Иероним представлен ещё в сангвинном рисунке, находящемся в Лувре. Те же черты, что и в красочном оригинале: не иудейский наклон головы, сухая спина, жесткие открытые пятки, без всякой одухотворенности, скрещенные кисти рук – без трепетной благоговейности в пальцах. По-видимому, это рисунок именно к Иерониму, а не св. Франциску, судя по общему ритму всех линий фигуры. Да и существенно детали иные, чем у Франциска. Перенесется рисунок на холст, Рембрандт изменил лишь направление коленопреклоненного святого и окружил его потоком условного света. Художнический инстинкт не обманул его в изображении человека семитической расы, с другим, чем у евреев, иератическим пламенем в сердце. Именно сухость этого рисунка, выдержанного в реальных тонах, без каких- либо оттенков сладостной экзальтации, выдает какую-то личную психологию самого Рембрандта.

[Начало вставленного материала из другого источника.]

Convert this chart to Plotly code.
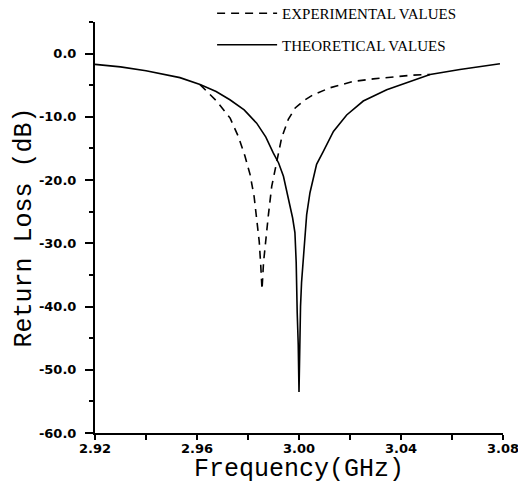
import plotly.graph_objects as go

# Theoretical values (solid)
theo_freq = [2.9200, 2.9300, 2.9400, 2.9500, 2.9533, 2.9612, 2.9675, 2.9729, 2.9785,
             2.9834, 2.9870, 2.9899, 2.9920, 2.9939, 2.9965, 2.9975, 2.9984, 2.9989,
             2.9993, 2.9997, 3.0000,
             3.0002, 3.0006, 3.0010, 3.0020, 3.0030, 3.0043, 3.0069, 3.0095, 3.0135,
             3.0187, 3.0252, 3.0344, 3.0422, 3.0514, 3.0631, 3.0788]
theo_db = [-1.7, -2.1, -2.7, -3.5, -3.8, -4.9, -6.0, -7.3, -8.9,
           -11.0, -13.2, -15.7, -17.3, -19.4, -24.2, -26.0, -28.3, -33.0,
           -41.0, -46.0, -53.5,
           -46.0, -40.0, -36.2, -30.5, -25.5, -22.0, -17.5, -15.5, -12.3,
           -9.7, -7.5, -5.7, -4.6, -3.3, -2.5, -1.6]

# Experimental values (dashed)
exp_freq = [2.9612, 2.9677, 2.9730, 2.9762, 2.9788, 2.9808, 2.9824, 2.9834, 2.9844,
            2.9850, 2.9855, 2.9861, 2.9868, 2.9880, 2.9893, 2.9917, 2.9932, 2.9958,
            2.9985, 3.0020, 3.0056, 3.0122, 3.0213, 3.0291, 3.0370, 3.0448, 3.0514]
exp_db = [-4.9, -7.5, -10.2, -13.1, -16.2, -19.1, -22.6, -25.7, -29.7,
          -33.5, -37.3, -33.0, -30.0, -25.5, -21.0, -16.2, -13.3, -10.4,
          -8.6, -7.4, -6.5, -5.4, -4.4, -4.0, -3.7, -3.4, -3.3]

x_tickvals = [2.92, 2.96, 3.00, 3.04, 3.08]
x_ticktext = ["2.92", "2.96", "3.00", "3.04", "3.08"]
y_tickvals = [0, -10, -20, -30, -40, -50, -60]
y_ticktext = ["0.0", "-10.0", "-20.0", "-30.0", "-40.0", "-50.0", "-60.0"]

tick_font = dict(family="DejaVu Sans", size=13, color="black", weight="bold")
title_font = dict(family="Liberation Mono", size=25, color="black")

fig = go.Figure()
fig.add_trace(go.Scatter(
    x=exp_freq, y=exp_db, mode="lines", name="EXPERIMENTAL VALUES",
    legendgroup="a",
    line=dict(color="black", width=1.6, dash="8px,6px"),
))
fig.add_trace(go.Scatter(
    x=theo_freq, y=theo_db, mode="lines", name="THEORETICAL VALUES",
    legendgroup="b",
    line=dict(color="black", width=1.6),
))

fig.update_layout(
    width=518, height=484,
    margin=dict(l=95, r=15, t=22, b=51, autoexpand=False),
    paper_bgcolor="white", plot_bgcolor="white",
    showlegend=True,
    legend=dict(
        x=0.287, y=1.061, xanchor="left", yanchor="top",
        font=dict(family="Liberation Serif", size=15, color="black"),
        itemwidth=60, tracegroupgap=9, bgcolor="rgba(0,0,0,0)",
    ),
    xaxis=dict(
        range=[2.92, 3.08], showgrid=False, zeroline=False, automargin=False,
        showline=True, linecolor="black", linewidth=2,
        ticks="outside", ticklen=5, tickwidth=2, tickcolor="black",
        tickvals=x_tickvals, ticktext=x_ticktext, tickfont=tick_font,
        ticklabelstandoff=-3, ticklabeloverflow="allow",
        minor=dict(dtick=0.02, ticks="outside", ticklen=5, tickwidth=2, tickcolor="black", showgrid=False),
        title=dict(text="Frequency(GHz)", standoff=0, font=title_font),
    ),
    yaxis=dict(
        range=[-60, 5], showgrid=False, zeroline=False, automargin=False,
        showline=True, linecolor="black", linewidth=2,
        ticks="outside", ticklen=8, tickwidth=2, tickcolor="black",
        tickvals=y_tickvals, ticktext=y_ticktext, tickfont=tick_font,
        ticklabelstandoff=6,
        minor=dict(dtick=5, ticks="outside", ticklen=4, tickwidth=2, tickcolor="black", showgrid=False),
        title=dict(text="Return Loss (dB)", standoff=0, font=title_font),
    ),
)

fig.write_html(
    "out.html",
    config={"displayModeBar": False},
    post_script="document.body.style.margin='0';document.documentElement.style.overflow='hidden';",
)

Как только он выходит из мира тем еврейских, так сейчас же покидает его та благословенная умиленность, которую мы в нём так ценим и любим. Всё каменеет и мертвеет, в лучшем случае итальянизируется. Не то выражение лица, глаз, головы, спины. Иная колющая и слегка раздражающая апперцепция. Иные контрпостные повороты и движения. А светотень, прошедшая в творчество Рембрандта не без крупного воздействия Эльсгеймера, тоже подпавшего под итальянский гипноз, только мутит и холодит восприятие зрителя.